**Written request**
Do not copy the pictures. Write out the lines from the start of the entries through the line containing "0.15, 0.0, 0.0, 0.0, 0.0]".

## START

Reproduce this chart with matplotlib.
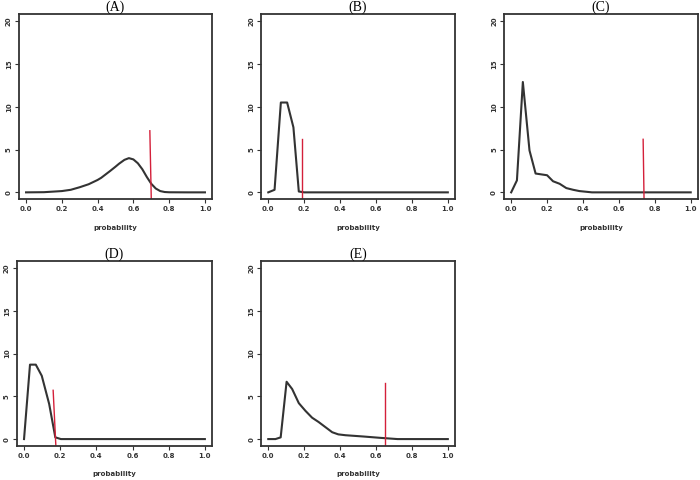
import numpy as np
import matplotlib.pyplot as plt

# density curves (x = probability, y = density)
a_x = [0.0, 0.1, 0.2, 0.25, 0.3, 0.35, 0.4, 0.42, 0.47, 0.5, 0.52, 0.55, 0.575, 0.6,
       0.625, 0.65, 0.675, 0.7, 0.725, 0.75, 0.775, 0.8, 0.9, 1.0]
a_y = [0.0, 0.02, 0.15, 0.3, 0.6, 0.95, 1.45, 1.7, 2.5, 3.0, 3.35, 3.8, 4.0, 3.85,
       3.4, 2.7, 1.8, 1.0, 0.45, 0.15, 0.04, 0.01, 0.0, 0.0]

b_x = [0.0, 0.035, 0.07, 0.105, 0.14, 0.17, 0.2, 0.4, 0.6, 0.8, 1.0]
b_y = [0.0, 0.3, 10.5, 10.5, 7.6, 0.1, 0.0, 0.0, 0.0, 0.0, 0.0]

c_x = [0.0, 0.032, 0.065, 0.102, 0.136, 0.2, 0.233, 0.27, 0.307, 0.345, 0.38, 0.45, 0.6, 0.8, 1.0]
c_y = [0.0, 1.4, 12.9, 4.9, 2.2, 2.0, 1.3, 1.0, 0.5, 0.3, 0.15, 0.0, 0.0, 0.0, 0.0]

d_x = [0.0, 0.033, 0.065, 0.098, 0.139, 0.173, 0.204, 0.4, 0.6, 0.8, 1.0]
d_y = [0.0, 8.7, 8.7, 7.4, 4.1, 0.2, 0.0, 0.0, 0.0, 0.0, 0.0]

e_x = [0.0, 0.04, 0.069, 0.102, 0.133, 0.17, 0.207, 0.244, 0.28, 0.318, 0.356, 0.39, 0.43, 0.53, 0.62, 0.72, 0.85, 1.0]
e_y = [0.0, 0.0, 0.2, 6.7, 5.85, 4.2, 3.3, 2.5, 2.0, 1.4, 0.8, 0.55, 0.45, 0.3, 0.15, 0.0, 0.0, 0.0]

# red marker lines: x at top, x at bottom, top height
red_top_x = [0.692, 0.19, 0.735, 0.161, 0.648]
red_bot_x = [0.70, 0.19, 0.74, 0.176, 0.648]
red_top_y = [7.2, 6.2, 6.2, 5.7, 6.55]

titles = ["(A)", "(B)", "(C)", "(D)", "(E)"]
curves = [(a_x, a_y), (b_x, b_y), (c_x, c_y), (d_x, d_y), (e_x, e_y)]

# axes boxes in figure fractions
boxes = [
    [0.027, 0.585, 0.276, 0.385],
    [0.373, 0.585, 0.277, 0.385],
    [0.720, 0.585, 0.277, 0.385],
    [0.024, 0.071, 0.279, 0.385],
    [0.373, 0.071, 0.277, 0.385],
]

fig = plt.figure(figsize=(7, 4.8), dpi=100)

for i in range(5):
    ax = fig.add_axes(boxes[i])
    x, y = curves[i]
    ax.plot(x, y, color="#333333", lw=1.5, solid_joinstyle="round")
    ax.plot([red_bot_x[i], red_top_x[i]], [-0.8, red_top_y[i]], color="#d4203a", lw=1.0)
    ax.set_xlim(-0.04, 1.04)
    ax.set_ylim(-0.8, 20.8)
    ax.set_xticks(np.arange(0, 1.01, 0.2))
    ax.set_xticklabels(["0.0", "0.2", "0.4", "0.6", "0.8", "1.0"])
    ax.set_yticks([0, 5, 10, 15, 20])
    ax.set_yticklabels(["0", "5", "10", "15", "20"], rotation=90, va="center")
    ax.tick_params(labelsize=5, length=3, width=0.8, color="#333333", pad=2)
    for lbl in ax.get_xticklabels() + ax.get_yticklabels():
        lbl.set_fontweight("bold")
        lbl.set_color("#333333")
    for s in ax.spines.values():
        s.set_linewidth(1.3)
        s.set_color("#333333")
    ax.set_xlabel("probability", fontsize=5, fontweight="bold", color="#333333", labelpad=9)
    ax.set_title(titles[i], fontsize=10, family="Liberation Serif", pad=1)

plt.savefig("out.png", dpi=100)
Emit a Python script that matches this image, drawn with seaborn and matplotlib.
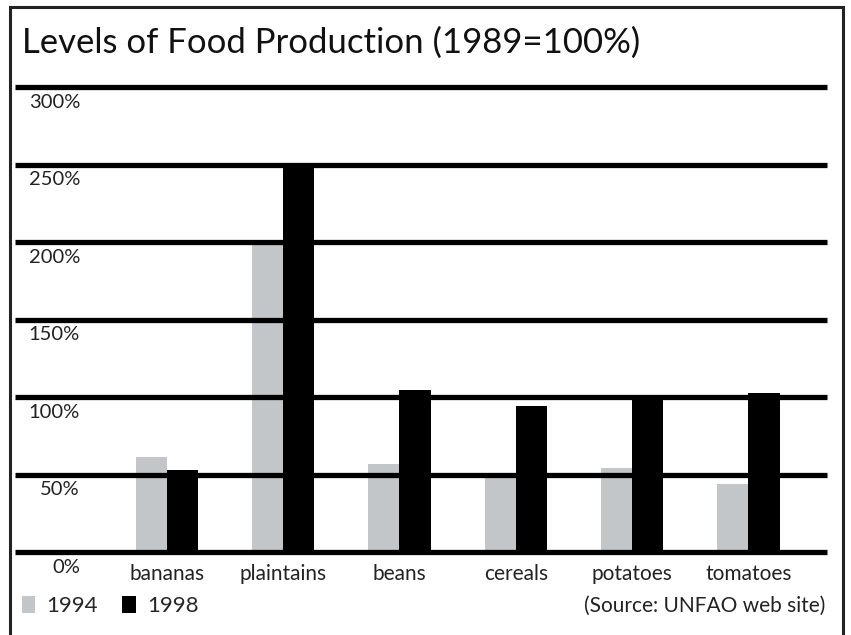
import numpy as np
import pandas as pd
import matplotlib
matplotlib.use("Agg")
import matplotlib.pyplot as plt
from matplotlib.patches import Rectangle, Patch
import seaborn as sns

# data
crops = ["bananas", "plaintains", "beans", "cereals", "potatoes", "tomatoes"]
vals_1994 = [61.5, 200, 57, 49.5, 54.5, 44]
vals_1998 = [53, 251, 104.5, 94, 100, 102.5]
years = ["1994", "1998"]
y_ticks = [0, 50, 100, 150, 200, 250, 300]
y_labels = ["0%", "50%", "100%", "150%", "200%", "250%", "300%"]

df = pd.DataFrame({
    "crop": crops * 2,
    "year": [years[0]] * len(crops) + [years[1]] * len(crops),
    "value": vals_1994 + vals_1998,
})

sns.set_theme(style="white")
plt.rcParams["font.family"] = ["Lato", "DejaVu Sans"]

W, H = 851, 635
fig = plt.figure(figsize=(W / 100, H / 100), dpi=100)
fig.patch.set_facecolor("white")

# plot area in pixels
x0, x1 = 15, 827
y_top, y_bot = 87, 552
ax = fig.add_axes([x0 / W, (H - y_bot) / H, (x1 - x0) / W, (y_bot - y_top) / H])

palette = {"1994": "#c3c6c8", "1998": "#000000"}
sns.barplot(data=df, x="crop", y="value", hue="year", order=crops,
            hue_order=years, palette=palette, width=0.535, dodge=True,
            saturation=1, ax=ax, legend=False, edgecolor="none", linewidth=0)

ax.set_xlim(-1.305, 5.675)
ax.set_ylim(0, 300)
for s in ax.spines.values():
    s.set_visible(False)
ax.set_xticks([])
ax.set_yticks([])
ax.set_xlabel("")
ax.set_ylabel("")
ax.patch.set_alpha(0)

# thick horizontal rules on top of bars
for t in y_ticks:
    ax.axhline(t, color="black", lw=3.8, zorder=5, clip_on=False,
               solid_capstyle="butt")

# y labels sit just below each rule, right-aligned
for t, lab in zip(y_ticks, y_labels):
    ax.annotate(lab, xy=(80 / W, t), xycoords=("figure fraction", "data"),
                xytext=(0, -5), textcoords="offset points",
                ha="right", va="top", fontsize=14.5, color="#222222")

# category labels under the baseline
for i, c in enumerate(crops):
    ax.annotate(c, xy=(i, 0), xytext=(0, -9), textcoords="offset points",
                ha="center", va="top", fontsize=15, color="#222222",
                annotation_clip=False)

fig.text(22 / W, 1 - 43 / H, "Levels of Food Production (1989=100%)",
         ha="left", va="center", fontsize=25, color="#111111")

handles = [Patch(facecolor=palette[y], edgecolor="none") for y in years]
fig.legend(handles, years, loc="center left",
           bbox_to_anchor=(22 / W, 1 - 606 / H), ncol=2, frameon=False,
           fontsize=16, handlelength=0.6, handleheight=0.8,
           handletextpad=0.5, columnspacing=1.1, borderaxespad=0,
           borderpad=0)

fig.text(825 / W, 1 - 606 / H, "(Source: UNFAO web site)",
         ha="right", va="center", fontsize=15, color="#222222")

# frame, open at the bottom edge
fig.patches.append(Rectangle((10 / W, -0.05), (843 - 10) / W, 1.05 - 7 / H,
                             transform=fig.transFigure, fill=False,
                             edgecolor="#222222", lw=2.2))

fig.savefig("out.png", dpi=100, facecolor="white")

## END

**Answer for the task**
Reproduce this chart with matplotlib.
import numpy as np
import matplotlib.pyplot as plt

# density curves (x = probability, y = density)
a_x = [0.0, 0.1, 0.2, 0.25, 0.3, 0.35, 0.4, 0.42, 0.47, 0.5, 0.52, 0.55, 0.575, 0.6,
       0.625, 0.65, 0.675, 0.7, 0.725, 0.75, 0.775, 0.8, 0.9, 1.0]
a_y = [0.0, 0.02, 0.15, 0.3, 0.6, 0.95, 1.45, 1.7, 2.5, 3.0, 3.35, 3.8, 4.0, 3.85,
       3.4, 2.7, 1.8, 1.0, 0.45, 0.15, 0.04, 0.01, 0.0, 0.0]

b_x = [0.0, 0.035, 0.07, 0.105, 0.14, 0.17, 0.2, 0.4, 0.6, 0.8, 1.0]
b_y = [0.0, 0.3, 10.5, 10.5, 7.6, 0.1, 0.0, 0.0, 0.0, 0.0, 0.0]

c_x = [0.0, 0.032, 0.065, 0.102, 0.136, 0.2, 0.233, 0.27, 0.307, 0.345, 0.38, 0.45, 0.6, 0.8, 1.0]
c_y = [0.0, 1.4, 12.9, 4.9, 2.2, 2.0, 1.3, 1.0, 0.5, 0.3, 0.15, 0.0, 0.0, 0.0, 0.0]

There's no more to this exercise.